By Christy Strawser, CBS Detroit

DETROIT (CBS Detroit) African Americans are roughly 13 percent of the population in the United States, but according to a new report by the Pew Research Center, black children are the group most likely to be living in poverty.

As the poverty rate declined for white and Hispanic children, it rose for black children, per Pew. Overall, there are 4.2 million impoverished black children and 4.1 million white kids.

"Black children were almost four times as likely as white or Asian children to be living in poverty in 2013, and significantly more likely than Hispanic children," the report said.

Poverty is defined as a household with an annual income of $23,624 or less. The study found 38 percent of black children fall into this, compared to 20 percent of white kids.

Locally the numbers are even more dramatic, with 60 percent of black children in poverty in Detroit, according to Kurt Metzger, a longtime metro Detroit data expert. About 83 percent of the city's residents are black.

In Michigan overall, 48.2 percent of African American children live in poverty, compared to 32 percent of Hispanic kids and 17  percent of white children, Metzger said.

Why are the numbers so high for black children? Metzger blames neighborhoods so long enmeshed in poverty that generations of African Americans haven't had the tools or opportunity to thrive.

"I could easily start talking about structural racism and other issues like that, but it's a concentration of African American populations in households where poverty tends to be concentrated," Metzger said, adding that opportunity requires access to good schools and jobs with healthy food nearby.

And for black children, many live in "low or very low opportunity neighborhoods," Metzger said, adding, "It's a little bit less for Latina families. It's just the opposite for white and Asian, they tend to live in neighborhoods with opportunity."

For black kids, especially in Detroit, he said the jobs have left, the good schools have left, there's poor transportation, high insurance rates, and difficulty getting reasonably good paying jobs.

He says early childhood education is the key to helping kids from low-income families change their lives, which includes improving language skills from a very early age.

"They just start behind and never catch up," Metzger said of black kids.

And the tendency, many agree, seems to be to blame the people who fail to rise out of poverty for not becoming educated enough or not working hard enough to succeed.

Instead of blaming the victim, we need to address how to fix these issues from a structural perspective, Metzger said.

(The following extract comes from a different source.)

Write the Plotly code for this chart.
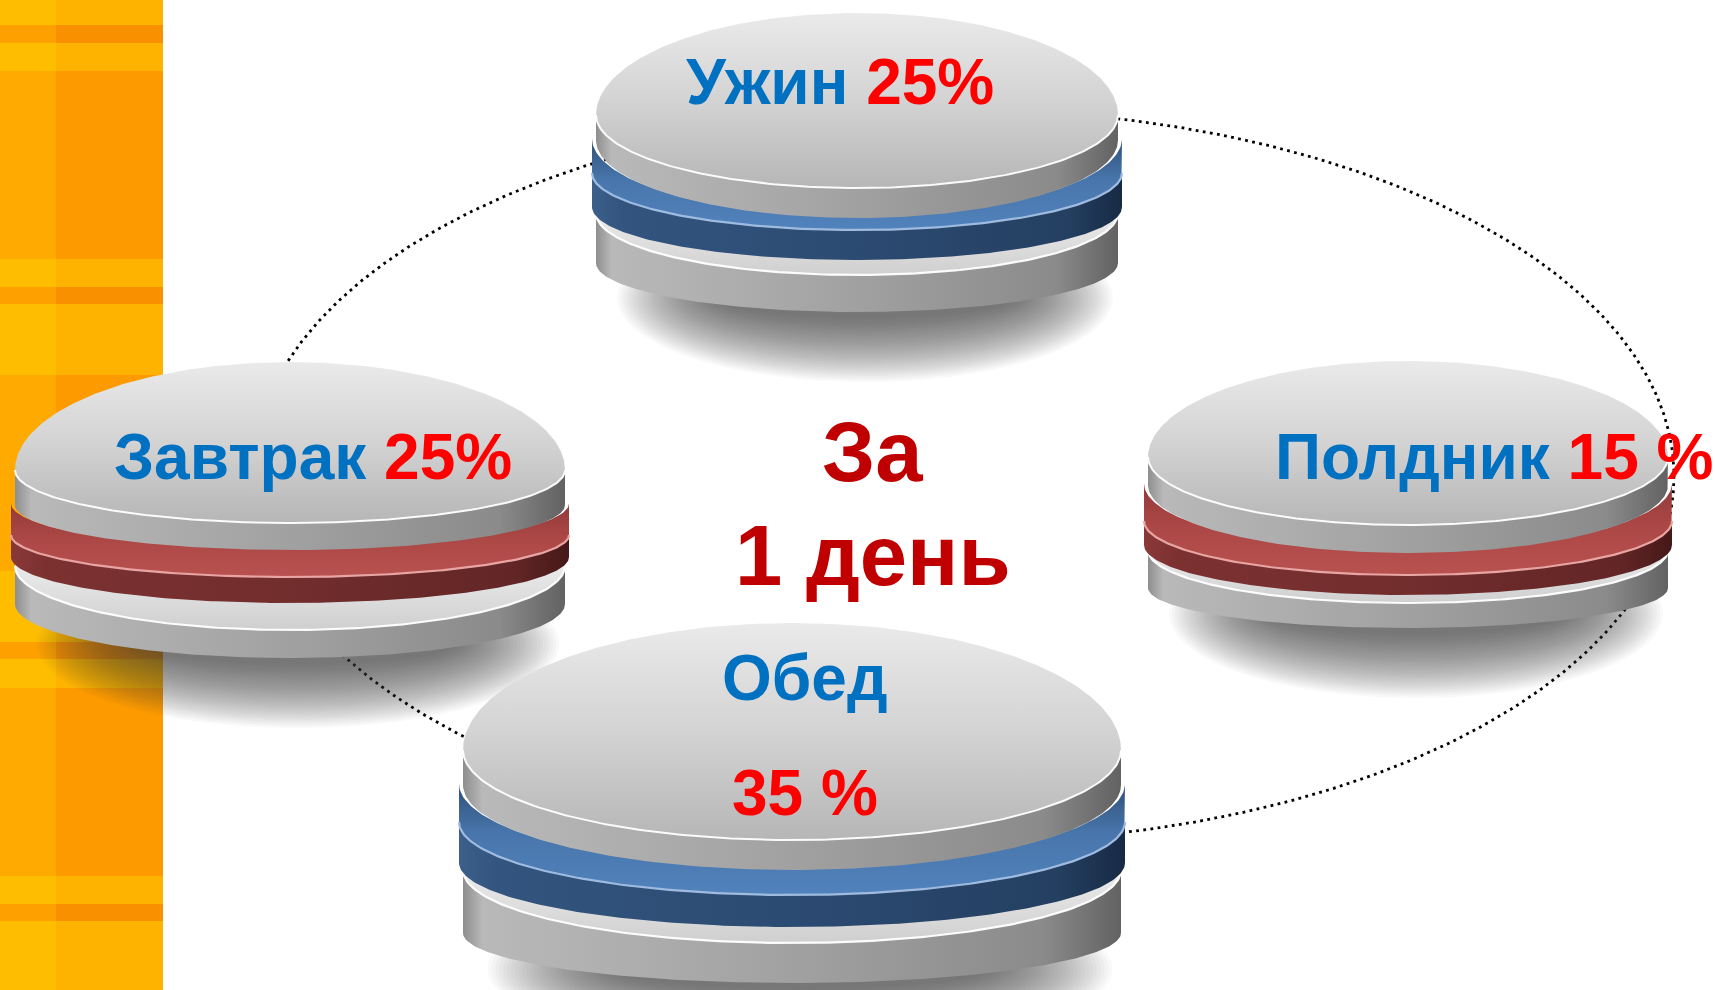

"You keep seeing those numbers and it doesn't seem to get better, but we talk about it a lot," he said. "It's very startling when you state more African American kids are in poverty than white kids. That's a startling fact. Most of our core cities, we see that same kind of trend and it's just, it begs the question of: "Do we really want to do something about this? Are we going to do something about this? Those kinds of things are very critical if we're going to turn things around."